2. It is a little unclear what the Fundamental Theorem of Calculus is actually giving us, here. The statement in Thomas' Calculus is

   If $f$ is continuous on $[a,b]$, then $F(x) = \int_{a}^{x} f(t)\,\mathrm{d}t$ is continuous on $[a,b]$ and differentiable on $(a,b)$ and its derivative is $f(x)$: $$ F(x) = \frac{\mathrm{d}}{\mathrm{d}x} \int_{a}^{x} f(t)\,\mathrm{d}t = f(x). $$

   This is a statement about definite integrals, not about antiderivatives (i.e. indefinite integrals). But the IBP Formula appears to be a statement about antiderivatives, so there is some confusion.

   Again, this isn't really a problem, as $F$ is a function which has the property that $F'(x) = f(x)$ at any point $x \in (a,b)$. Thus we get the local property (differentiability at a point) for free, and $F$ is an antiderivative of $f$ on the interval $(a,b)$. The Mean Value Theorem then asserts that any other antiderivative of $f$ can differ from $F$ by (at most) a constant.

Building the theory in this way, it seems that a first approximate theorem of the IBP Formula might be something like the following:

Integration by Parts Formula (version 1): Let $f$ and $g$ be continuously differentiable on an interval $(a,b)$. There are functions $H_1$ and $H_2$ such that $$ H_1'(x) = f'(x)g(x) \qquad\text{and}\qquad H_2'(x) = f(x)g'(x) $$ at each point $x \in (a,b)$, and $$ H_1(x) = f(x)g(x) - H_2(x) $$ at each point $x \in (a,b)$.

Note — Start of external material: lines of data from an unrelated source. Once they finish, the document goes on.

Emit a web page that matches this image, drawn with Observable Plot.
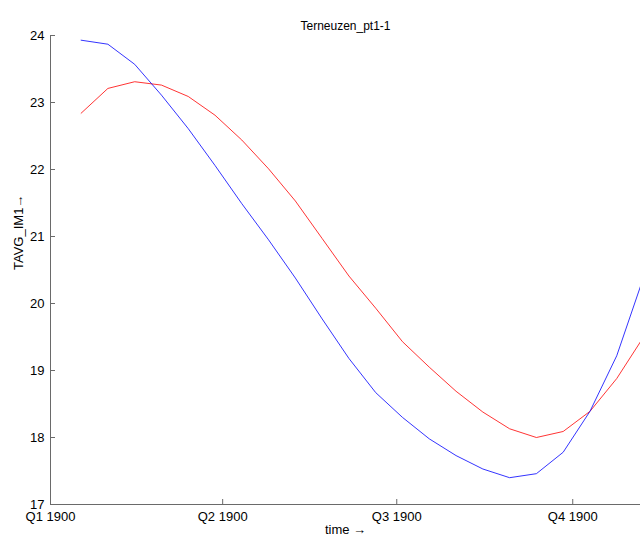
<!DOCTYPE html>
<html>
<head>
<meta charset="utf-8">
<script src="https://cdn.jsdelivr.net/npm/d3@7"></script>
<script src="https://cdn.jsdelivr.net/npm/@observablehq/plot@0.6"></script>
<style>
  html, body { margin: 0; padding: 0; background: #fff; }
  #chart svg { display: block; }
</style>
</head>
<body>
<div id="chart"></div>
<script>
const title = "Terneuzen_pt1-1";
const xLabel = "time \u2192";
const yLabel = "TAVG_IM1\u2192";

const dates = [
  "1900-01-17", "1900-01-31", "1900-02-14", "1900-02-28", "1900-03-14", "1900-03-28",
  "1900-04-11", "1900-04-25", "1900-05-09", "1900-05-23", "1900-06-06", "1900-06-20",
  "1900-07-04", "1900-07-18", "1900-08-01", "1900-08-15", "1900-08-29", "1900-09-12",
  "1900-09-26", "1900-10-10", "1900-10-24", "1900-11-07"
];
const blueValues = [
  23.93, 23.87, 23.57, 23.11, 22.61, 22.06, 21.49, 20.95, 20.38, 19.77, 19.18,
  18.67, 18.30, 17.98, 17.73, 17.53, 17.40, 17.46, 17.78, 18.39, 19.22, 20.39
];
const redValues = [
  22.84, 23.21, 23.31, 23.26, 23.09, 22.81, 22.44, 22.01, 21.53, 20.97, 20.41,
  19.93, 19.43, 19.05, 18.69, 18.38, 18.13, 18.00, 18.09, 18.39, 18.88, 19.50
];
const yTicks = [17, 18, 19, 20, 21, 22, 23, 24];
const xTickDates = ["1900-01-01", "1900-04-01", "1900-07-01", "1900-10-01"];
const xTickLabels = ["Q1 1900", "Q2 1900", "Q3 1900", "Q4 1900"];
const xDomain = ["1900-01-01T00:00:00Z", "1900-11-05T10:00:00Z"];
const yDomain = [17, 24];

const W = 640, H = 537;
const M = {top: 35, right: 0, bottom: 33, left: 50};
const plotW = W - M.left - M.right;
const plotH = H - M.top - M.bottom;

const toDate = s => new Date(s.length === 10 ? s + "T00:00:00Z" : s);
const blue = dates.map((d, i) => ({date: toDate(d), value: blueValues[i]}));
const red = dates.map((d, i) => ({date: toDate(d), value: redValues[i]}));
const xTicks = xTickDates.map(toDate);
const fmt = d => xTickLabels[xTicks.findIndex(t => +t === +d)];

const font = "'Liberation Sans', Arial, Helvetica, sans-serif";
const spine = "#6a6a6a";

const chart = Plot.plot({
  width: W,
  height: H,
  marginTop: M.top,
  marginRight: M.right,
  marginBottom: M.bottom,
  marginLeft: M.left,
  style: {fontFamily: font, fontSize: "13px", color: "#000", background: "#fff", overflow: "visible"},
  x: {type: "utc", domain: xDomain.map(toDate)},
  y: {domain: yDomain},
  marks: [
    Plot.axisY({ticks: yTicks, tickFormat: d => String(d), tickSize: 0, tickPadding: 6, fontSize: 13, label: null}),
    Plot.axisX({ticks: xTicks, tickFormat: fmt, tickSize: 0, tickPadding: 7, fontSize: 13, label: null}),
    Plot.text([xLabel], {frameAnchor: "bottom", dy: 29, fontSize: 13, fill: "#000"}),
    Plot.text([yLabel], {frameAnchor: "left", dx: -32, rotate: -90, fontSize: 13, fill: "#000"}),
    Plot.tickY(yTicks, {y: d => d, stroke: spine, insetRight: plotW - 5}),
    Plot.tickX(xTicks, {x: d => d, stroke: spine, insetTop: plotH - 5}),
    Plot.lineY(red, {x: "date", y: "value", stroke: "#ff0000", strokeWidth: 0.8, clip: true}),
    Plot.lineY(blue, {x: "date", y: "value", stroke: "#0000ff", strokeWidth: 0.8, clip: true}),
    Plot.ruleY([yDomain[0]], {stroke: spine, strokeWidth: 1}),
    Plot.ruleX([toDate(xDomain[0])], {stroke: spine, strokeWidth: 1}),
    Plot.text([title], {frameAnchor: "top", dy: -14.5, fontSize: 12, fill: "#000"})
  ]
});
document.getElementById("chart").appendChild(chart);
</script>
</body>
</html>
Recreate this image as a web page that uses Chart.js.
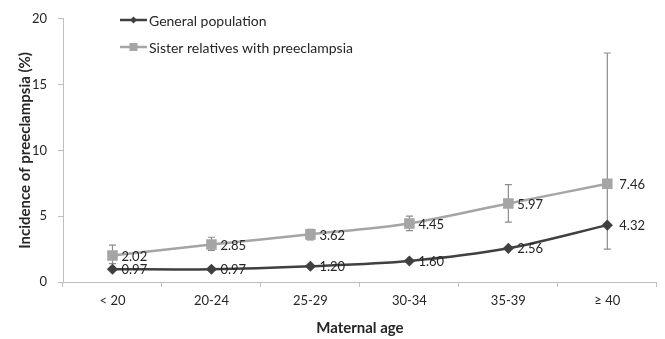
<!DOCTYPE html>
<html>
<head>
<meta charset="utf-8">
<script src="https://cdn.jsdelivr.net/npm/chart.js@4/dist/chart.umd.min.js"></script>
<style>
  html, body { margin: 0; padding: 0; background: #fff; }
  #wrap { width: 665px; height: 339px; overflow: hidden; }
</style>
</head>
<body>
<div id="wrap"><canvas id="myChart" width="665" height="339"></canvas></div>
<script>
const ageGroups = ['< 20', '20-24', '25-29', '30-34', '35-39', '\u2265 40'];
const generalPop = [0.97, 0.97, 1.20, 1.60, 2.56, 4.32];
const sisterRel = [2.02, 2.85, 3.62, 4.45, 5.97, 7.46];
// 95% CI
const sisterLow = [1.4, 2.4, 3.2, 3.9, 4.55, 2.5];
const sisterHigh = [2.8, 3.4, 4.0, 5.0, 7.4, 17.4];
const yTicks = [0, 5, 10, 15, 20];

const font = 'Lato';
const darkGrey = '#404040';
const lightGrey = '#a5a5a5';
const axisGrey = '#bfbfbf';

// error bars on the sister series
const errorBars = {
    id: 'errorBars',
    beforeDatasetsDraw(chart) {
        const ctx = chart.ctx;
        const meta = chart.getDatasetMeta(1);
        const y = chart.scales.y;
        ctx.save();
        ctx.strokeStyle = '#8c8c8c';
        ctx.lineWidth = 1.2;
        meta.data.forEach((pt, i) => {
            const top = y.getPixelForValue(sisterHigh[i]);
            const bot = y.getPixelForValue(sisterLow[i]);
            ctx.beginPath();
            ctx.moveTo(pt.x, top);
            ctx.lineTo(pt.x, bot);
            ctx.moveTo(pt.x - 3.5, top);
            ctx.lineTo(pt.x + 3.5, top);
            ctx.moveTo(pt.x - 3.5, bot);
            ctx.lineTo(pt.x + 3.5, bot);
            ctx.stroke();
        });
        ctx.restore();
    }
};

// value labels right of each point
const valueLabels = {
    id: 'valueLabels',
    afterDatasetsDraw(chart) {
        const ctx = chart.ctx;
        ctx.save();
        ctx.font = '13px ' + font;
        ctx.fillStyle = '#262626';
        ctx.textAlign = 'left';
        ctx.textBaseline = 'middle';
        chart.data.datasets.forEach((ds, d) => {
            const meta = chart.getDatasetMeta(d);
            meta.data.forEach((pt, i) => {
                const off = i === ds.data.length - 1 ? 12 : 9;
                ctx.fillText(ds.data[i].toFixed(2), pt.x + off, pt.y + 1);
            });
        });
        ctx.restore();
    }
};

// legend drawn as a vertical list top left
const sideLegend = {
    id: 'sideLegend',
    afterDraw(chart) {
        const ctx = chart.ctx;
        const rows = [20, 47];
        ctx.save();
        chart.data.datasets.forEach((ds, d) => {
            const yy = rows[d];
            ctx.strokeStyle = ds.borderColor;
            ctx.lineWidth = 2.5;
            ctx.beginPath();
            ctx.moveTo(120, yy);
            ctx.lineTo(147, yy);
            ctx.stroke();
            ctx.fillStyle = ds.pointBackgroundColor;
            ctx.beginPath();
            if (ds.pointStyle === 'rect') {
                ctx.rect(129.5, yy - 4, 8, 8);
            } else {
                ctx.moveTo(133.5, yy - 3.5);
                ctx.lineTo(137, yy);
                ctx.lineTo(133.5, yy + 3.5);
                ctx.lineTo(130, yy);
                ctx.closePath();
            }
            ctx.fill();
            ctx.fillStyle = '#262626';
            ctx.font = '14px ' + font;
            ctx.textAlign = 'left';
            ctx.textBaseline = 'middle';
            ctx.fillText(ds.label, 149, yy + 1);
        });
        ctx.restore();
    }
};

const ctx = document.getElementById('myChart').getContext('2d');
const chart = new Chart(ctx, {
    type: 'line',
    data: {
        labels: ageGroups,
        datasets: [{
            label: 'General population',
            data: generalPop,
            borderColor: darkGrey,
            backgroundColor: darkGrey,
            pointBackgroundColor: darkGrey,
            pointBorderColor: darkGrey,
            pointStyle: 'rectRot',
            pointRadius: 3.8,
            borderWidth: 2.5,
            tension: 0.3
        }, {
            label: 'Sister relatives with preeclampsia',
            data: sisterRel,
            borderColor: lightGrey,
            backgroundColor: lightGrey,
            pointBackgroundColor: lightGrey,
            pointBorderColor: lightGrey,
            pointStyle: 'rect',
            pointRadius: 5.7,
            borderWidth: 2.5,
            tension: 0.3
        }]
    },
    options: {
        responsive: false,
        devicePixelRatio: 1,
        animation: false,
        layout: { padding: { top: 17, right: 0, left: 0, bottom: 0 } },
        plugins: {
            legend: { display: false },
            tooltip: { enabled: false }
        },
        scales: {
            x: {
                offset: true,
                afterFit: s => { s.height = 57; },
                grid: {
                    drawOnChartArea: false,
                    drawTicks: true,
                    tickLength: 5,
                    color: axisGrey,
                    offset: true
                },
                border: { color: axisGrey },
                ticks: {
                    color: '#262626',
                    padding: 6,
                    maxRotation: 0,
                    font: { family: font, size: 13 }
                },
                title: {
                    display: true,
                    text: 'Maternal age',
                    color: '#262626',
                    padding: { top: 0, bottom: 2 },
                    font: { family: font, size: 15, weight: 'bold' }
                }
            },
            y: {
                min: 0,
                max: 20,
                afterFit: s => { s.width = 63; },
                afterBuildTicks: s => { s.ticks = yTicks.map(v => ({ value: v })); },
                grid: {
                    drawOnChartArea: false,
                    drawTicks: true,
                    tickLength: 5,
                    color: axisGrey
                },
                border: { color: axisGrey },
                ticks: {
                    color: '#262626',
                    padding: 11,
                    font: { family: font, size: 13 }
                },
                title: {
                    display: true,
                    text: 'Incidence of preeclampsia (%)',
                    color: '#262626',
                    padding: { top: 16, bottom: 0 },
                    font: { family: font, size: 15, weight: 'bold' }
                }
            }
        }
    },
    plugins: [errorBars, valueLabels, sideLegend]
});
</script>
</body>
</html>
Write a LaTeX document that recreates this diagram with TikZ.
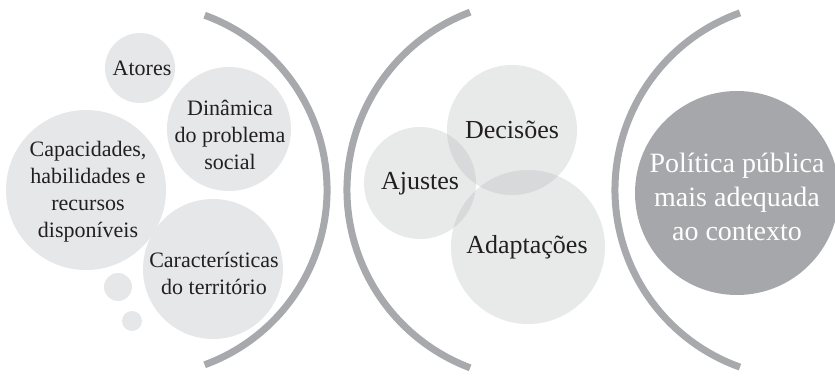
\documentclass[tikz,border=0pt]{standalone}
\usepackage{fontspec}
\setmainfont{Liberation Serif}
\definecolor{arcgray}{HTML}{A7A9AC}
\definecolor{bubfill}{HTML}{E6E7E8}
\definecolor{bubmix}{HTML}{B4B5B7}
\definecolor{darkbub}{HTML}{A5A7AA}
\definecolor{txt}{HTML}{231F20}
\tikzset{
  bracket/.style={draw=arcgray, line width=7pt},
  bub/.style={circle, fill=bubfill, draw=none, inner sep=0pt},
  tbub/.style={circle, fill=bubmix, fill opacity=0.3, draw=none, inner sep=0pt},
  ltext/.style={align=center, text=txt, font=\fontsize{22}{27}\selectfont, inner sep=0pt},
  mtext/.style={align=center, text=txt, font=\fontsize{26}{31}\selectfont, inner sep=0pt},
  rtext/.style={align=center, text=white, font=\fontsize{28}{34}\selectfont, inner sep=0pt}
}
\begin{document}
\begin{tikzpicture}[x=1pt,y=1pt]
\useasboundingbox (0,0) rectangle (835,-377);
% left group
\node[bub, minimum size=70pt] (catores) at (140,-68) {};
\node[bub, minimum size=124pt] (cdin) at (229,-129) {};
\node[bub, minimum size=160pt] (ccap) at (86,-190) {};
\node[bub, minimum size=140pt] (ccar) at (213,-269) {};
\node[bub, minimum size=28pt] (cs1) at (118,-287) {};
\node[bub, minimum size=20pt] (cs2) at (132,-321) {};
\node[ltext] (tatores) at (142,-68) {Atores};
\node[ltext] (tdin) at (230,-135) {Dinâmica\\do problema\\social};
\node[ltext] (tcap) at (88,-192) {Capacidades,\\habilidades e\\recursos\\disponíveis};
\node[ltext] (tcar) at (214,-273) {Características\\do território};
% arc 1
\coordinate (a1c) at (141,-190);
\draw[bracket] (a1c) ++(70:186) arc[start angle=70, end angle=-70, radius=186];
% middle group
\node[tbub, minimum size=130pt] (cdec) at (512,-130) {};
\node[tbub, minimum size=112pt] (caju) at (420,-183) {};
\node[tbub, minimum size=154pt] (cada) at (528,-247) {};
\node[mtext] (tdec) at (512,-130) {Decisões};
\node[mtext] (taju) at (420,-184) {Ajustes};
\node[mtext] (tada) at (527,-247) {Adaptações};
% arc 2
\coordinate (a2c) at (537,-190);
\draw[bracket] (a2c) ++(110.6:190) arc[start angle=110.6, end angle=249.4, radius=190];
% arc 3
\coordinate (a3c) at (803,-190);
\draw[bracket] (a3c) ++(109.6:188) arc[start angle=109.6, end angle=250.4, radius=188];
% result
\node[circle, fill=darkbub, draw=none, minimum size=204pt, inner sep=0pt] (cres) at (737,-193) {};
\node[rtext] (tres) at (737,-197) {Política pública\\mais adequada\\ao contexto};
\end{tikzpicture}
\end{document}
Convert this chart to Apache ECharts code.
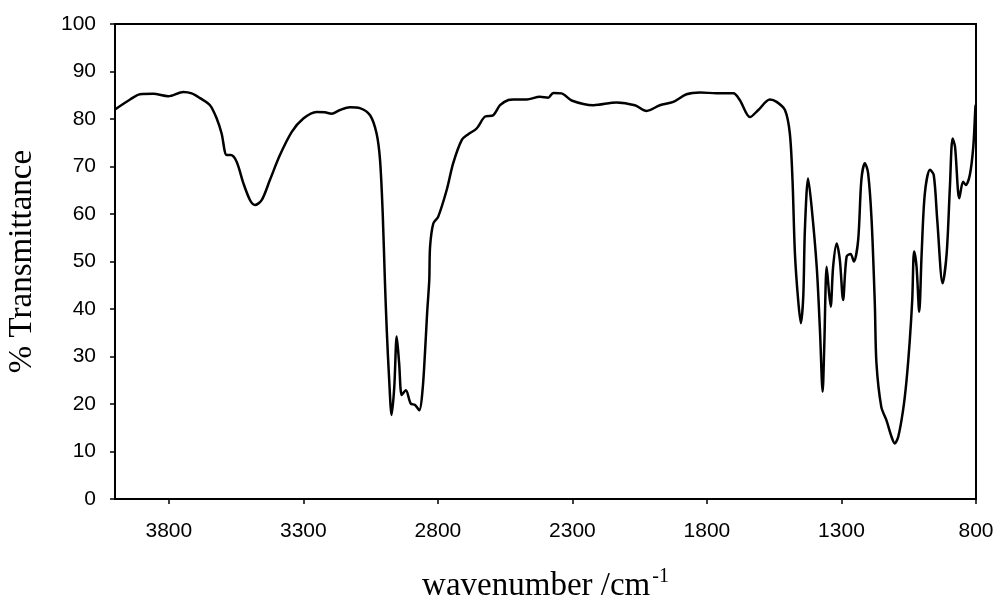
<!DOCTYPE html>
<html>
<head>
<meta charset="utf-8">
<script src="https://cdn.jsdelivr.net/npm/echarts@6/dist/echarts.min.js"></script>
<style>
  html, body { margin: 0; padding: 0; background: #fff; }
  #irChart { width: 1000px; height: 597px; }
</style>
</head>
<body>
<div id="irChart"></div>
<script>
// wavenumber (cm-1) and % transmittance
var wavenumbers = [
  4000, 3944, 3907, 3858, 3802, 3746, 3715, 3684, 3647, 3622, 3604, 3585, 3570, 3548, 3523, 3498, 3480, 3455, 3424, 3387,
  3343, 3300, 3251, 3220, 3195, 3164, 3127, 3090, 3052, 3028, 3015, 3005, 2997, 2990, 2981, 2972, 2962, 2953, 2944, 2934,
  2919, 2901, 2885, 2869, 2857, 2848, 2840, 2832, 2829, 2817, 2799, 2767, 2743, 2711, 2687, 2656, 2625, 2594, 2569, 2538,
  2520, 2470, 2421, 2390, 2371, 2340, 2303, 2222, 2136, 2068, 2024, 1975, 1925, 1876, 1826, 1764, 1702, 1678, 1640, 1609,
  1566, 1541, 1510, 1492, 1482, 1473, 1461, 1451, 1442, 1436, 1424, 1411, 1392, 1380, 1370, 1364, 1355, 1346, 1340, 1331,
  1318, 1306, 1294, 1281, 1266, 1254, 1238, 1226, 1213, 1201, 1188, 1176, 1170, 1152, 1133, 1114, 1102, 1089, 1071, 1058,
  1046, 1037, 1030, 1021, 1011, 1002, 990, 971, 957, 944, 924, 909, 897, 887, 878, 862, 848, 838, 823, 810,
  802, 800
];
var transmittance = [
  82.0, 84.1, 85.2, 85.3, 84.8, 85.7, 85.4, 84.4, 82.9, 80.1, 77.0, 72.4, 72.4, 71.0, 66.5, 62.9, 61.9, 62.9, 67.2, 72.4,
  77.3, 80.1, 81.5, 81.4, 81.1, 81.9, 82.5, 82.3, 80.8, 77.0, 71.4, 60.1, 46.1, 35.6, 25.1, 17.7, 23.6, 34.2, 28.6, 21.9,
  22.9, 20.1, 19.8, 18.7, 22.9, 30.7, 39.1, 46.1, 53.1, 58.0, 59.4, 65.1, 70.7, 75.6, 76.8, 78.0, 80.5, 80.8, 82.9, 84.0,
  84.1, 84.1, 84.7, 84.5, 85.5, 85.4, 83.9, 82.9, 83.5, 82.9, 81.7, 82.9, 83.6, 85.2, 85.6, 85.4, 85.4, 84.0, 80.4, 81.9,
  84.1, 83.6, 81.9, 77.0, 67.2, 51.7, 41.9, 37.0, 42.6, 56.6, 67.5, 61.5, 48.9, 35.6, 22.6, 32.1, 48.9, 43.3, 40.5, 48.9,
  53.8, 50.3, 41.9, 51.0, 51.6, 50.0, 54.5, 67.2, 70.7, 68.6, 58.7, 41.0, 28.6, 19.4, 16.6, 13.1, 11.7, 13.1, 18.7, 25.1,
  33.5, 41.9, 52.1, 48.9, 39.4, 51.7, 64.4, 69.3, 68.2, 58.7, 45.4, 51.7, 65.7, 75.9, 74.2, 63.3, 66.8, 66.1, 68.2, 74.2,
  82.6, 83.0
];
var xTicks = [3800, 3300, 2800, 2300, 1800, 1300, 800];

var spectrum = wavenumbers.map(function (w, i) { return [w, transmittance[i]]; });

var irChart = echarts.init(document.getElementById('irChart'));
irChart.setOption({
  animation: false,
  grid: {
    left: 115, right: 24, top: 24, bottom: 98,
    outerBoundsMode: 'none',
    show: true,
    borderColor: '#000',
    borderWidth: 2
  },
  xAxis: {
    type: 'value',
    min: 800,
    max: 4000,
    inverse: true,
    name: '{t|wavenumber /cm}{s|-1}',
    nameLocation: 'middle',
    nameGap: 68,
    nameTextStyle: {
      rich: {
        t: { fontFamily: 'Liberation Serif', fontSize: 33, color: '#000' },
        s: { fontFamily: 'Liberation Serif', fontSize: 20, color: '#000', verticalAlign: 'top', padding: [0, 0, 18, 2] }
      }
    },
    axisLine: { lineStyle: { color: '#000', width: 2 } },
    axisTick: { length: 5, lineStyle: { color: '#000', width: 1.5 }, customValues: xTicks },
    axisLabel: {
      customValues: xTicks,
      margin: 22,
      fontFamily: 'Liberation Sans',
      fontSize: 21,
      color: '#000',
      formatter: function (v) { return String(v); }
    },
    splitLine: { show: false }
  },
  yAxis: {
    type: 'value',
    min: 0,
    max: 100,
    interval: 10,
    name: '% Transmittance',
    nameLocation: 'middle',
    nameRotate: 90,
    nameGap: 76,
    nameTextStyle: { fontFamily: 'Liberation Serif', fontSize: 33, color: '#000' },
    axisLine: { show: true, lineStyle: { color: '#000', width: 2 } },
    axisTick: { show: true, length: 5, lineStyle: { color: '#000', width: 1.5 } },
    axisLabel: {
      margin: 19,
      fontFamily: 'Liberation Sans',
      fontSize: 21,
      color: '#000'
    },
    splitLine: { show: false }
  },
  series: [
    {
      type: 'line',
      data: spectrum,
      showSymbol: false,
      smooth: 0.3,
      lineStyle: { color: '#000', width: 2.5 }
    }
  ]
});
</script>
</body>
</html>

To prove this, fix some $c \in (a,b)$ and define $$ H_1(x) = \int_{c}^{x} f'(x)g(x)\,\mathrm{d}x \qquad\text{and}\qquad H_2(x) = \int_{c}^{x} f(x)g'(x)\,\mathrm{d}x. $$ The argument at the top then finishes the proof. Note that this works because we only need continuity of $f'g$ and $fg'$ on an interval of the form $[c, x+\varepsilon]$ or $[x-\varepsilon, c]$ (where $x$ is fixed and $\varepsilon$ is some small positive number chosen so that the entire interval is contained in $(a,b)$) in order to push through the Fundamental Theorem of Calculus, and we are given that continuity by assumption.

With a little more work, it is possible to generalize the theorem a bit. The version sought in the original question is likely something like the following:

Integration by Parts Formula (version 2): Let $f$ and $g$ be continuous on $[a,b]$ and differentiable on $(a,b)$. Define functions $f^*, g^* : [a,b] \to \mathbb{R}$ by $$ f^*(x) = \begin{cases} f'(x) & \text{if $x \in (a,b)$, and} \\ 0 & \text{if $x \in \{a,b\}$} \end{cases} \qquad\text{and}\qquad g^*(x) = \begin{cases} g'(x) & \text{if $x \in (a,b)$, and} \\ 0 & \text{if $x \in \{a,b\}$} \end{cases} $$ If $f^*$ and $g^*$ are integrable on $[a,b]$, then $fg^*$ and $f^*g$ have continuous antiderivatives on $[a,b]$ (that is, there are functions which are continuous on $[a,b]$ and differentiable on $(a,b)$ which have derivatives equal to $fg^*$ and $f^*g$) and $$ \int f(x)g^*(x)\,\mathrm{d}x = f(x)g(x) - \int f^*(x)g(x)\,\mathrm{d}x. $$

The central intuition here should be that we don't care what happens to these functions at a small number of points. There are actually a number of ways in which we might extend $f'$ and $g'$ to the endpoints (I extended by zero, above, but we might also set $f^*(a) = \lim_{x\to a^+} f'(x)$, for example, assuming that the limit exists). The behaviour of a function at a few isolated points doesn't change its integrability, so we can be sloppy in stating the theory, and not sweat the details. Thus we end up with statements like those in Thomas' Calculus.

Answer 3

I know you already made this realization in the comments to your question, but for the sake of completeness, I will clarify anyway: yes, you are correct that the domain of a differentiable function is always an open set, composed of unions of open intervals, while Riemann integrable functions have closed intervals as their domain. As you pointed out, the derivative of $f:(a,b)\rightarrow\mathbb{R},$ is a function $f':(a,b)\rightarrow\mathbb{R}$ if $f$ is everywhere differentiable. However, you can extend $f'$ to a function $(f')^*,$ such that $(f')^*:[a,b]\rightarrow\mathbb{R},$ and $(f')^*(x)=f'(x)$ for all $x\in(a,b).$ Under the appropriate requirements, $(f')^*$ is then Riemann integrable. However, since this is a tedious thing to say, we often abuse language and just say that $f'$ is Riemann integrable, when it is actually the former what was meant.